Такие заявления частенько звучали, когда развернулась «война с примиренчеством».
Многие учителя, однако, наряду с давлением «сверху» и требованиями отказаться от нейтралитета в пользу открытой просоветской позиции испытывали и давление «снизу», кое-кто в деревне не хотел видеть школу советской. Учителя опасались обвинений в примиренчестве, но все же некоторые свидетельства позволяют судить о том, как нелегко им было между двумя враждующими силами. Активным участникам политических кампаний угрожали: «Не лезь не в свое дело, лучше учи детишек, или мы с тобой рассчитаемся», «Учитель должен учить ребят, а не в советах работать», «Не суйся в общественное дело, учитель должен учить детей!».
Учителей принуждали быть политически «равнодушными», заставляли считать классовую борьбу не своим делом и чтобы они ни о чем, кроме обучения детей, во времена острейшего противостояния не помышляли. Примечательно, что требования нейтралитета порой исходили от властей — это лишний раз подтверждает уязвимость положения учителей между противоборствующими сторонами. В Западной области председатель изгнал учительницу Простакову из сельского совета за критику его работы. Когда она, набравшись духу, явилась на собрание, то услышала: «Дело учителя работать в школе, а не вмешиваться в дела совета». Так председатель почти слово в слово повторил требования, предъявляемые «антисоветскими элементами».
Над сельским учителем всегда висел дамоклов меч. Это хорошо видно из дневника Ф. Д. Покровского, которого в начале 1930-х гг. направили из Курска на работу в сельскую школу. По прибытии в деревню Покровский узнал, что его предшественницу, Савицкую, уволили за мужа-кулака. Свои сомнения Покровский записал в дневник:
«В душе как-то не могу решить этого сложного вопроса: должна ли жена страдать за грехи мужа. Вообще я недоволен своей чертой характера, которая именуется по-современному “мягкотелость”. Мне поэтому трудно занимать твердую, жесткую позицию».
В целом согласившись с увольнением учительницы, Покровский, однако, черными красками описывает своих коллег:
«Учительство, на мой взгляд, забитое: что им скажешь, то они и делают. Гражданского мужества мало. Многие, похоже, были не согласны с предложением коммунистов относительно Савицкой, а выступить в ее защиту не посмели».

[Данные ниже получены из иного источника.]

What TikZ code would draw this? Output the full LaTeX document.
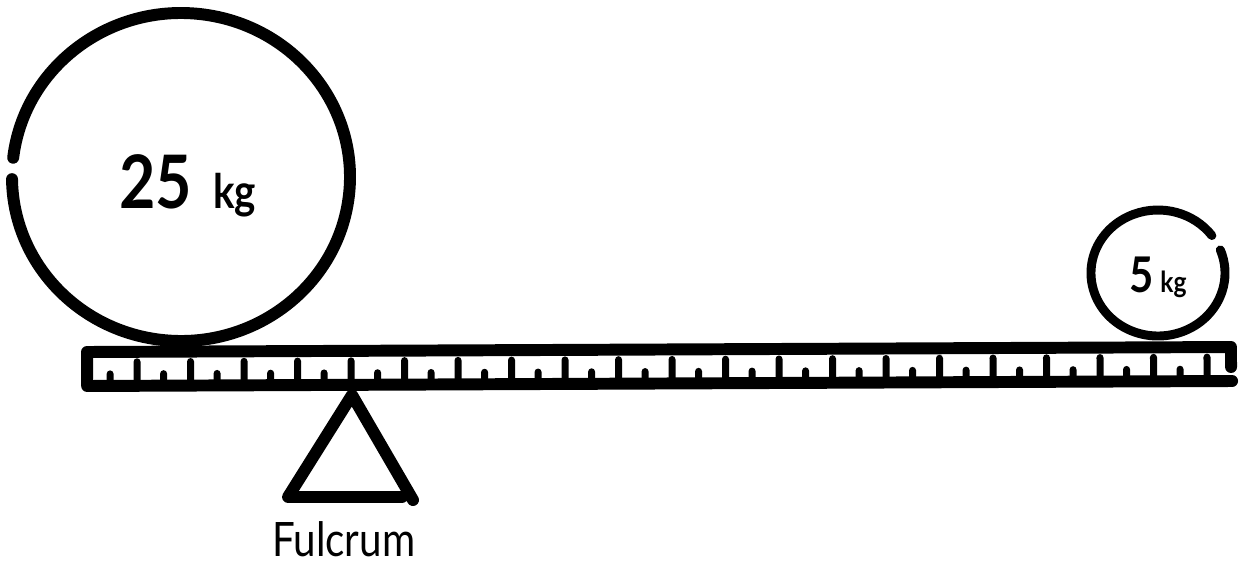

Покровского заставили охранять семьи кулаков перед отправкой в ссылку, он, описывая их страдания, отвергает навешенные на них режимом ярлыки и приходит к выводу: «А люди все-таки люди». Такие колебания не прошли для Покровского даром: партийные функционеры заподозрили его в «склонности к примиренчеству» и «недостаточно твердой классовой позиции». От него ждали безропотного повиновения, подталкивали внести свою лепту в травлю «народа», называя это политической активностью. Очевидно, Покровский предпочел «примиренчество», «остаться в стороне», «не совать свой нос» в политику и по мере сил воздерживаться от участия в насильственных действиях, т. е. выбрал осуждаемый политвождями нейтралитет. Записав свои сомнения в дневнике, Покровский тем не менее, подобно тысячам его коллег на школьном фронте, действенно помогал советской власти, когда одобрил увольнение Савицкой и присматривал за арестованными кулацкими семьями[7].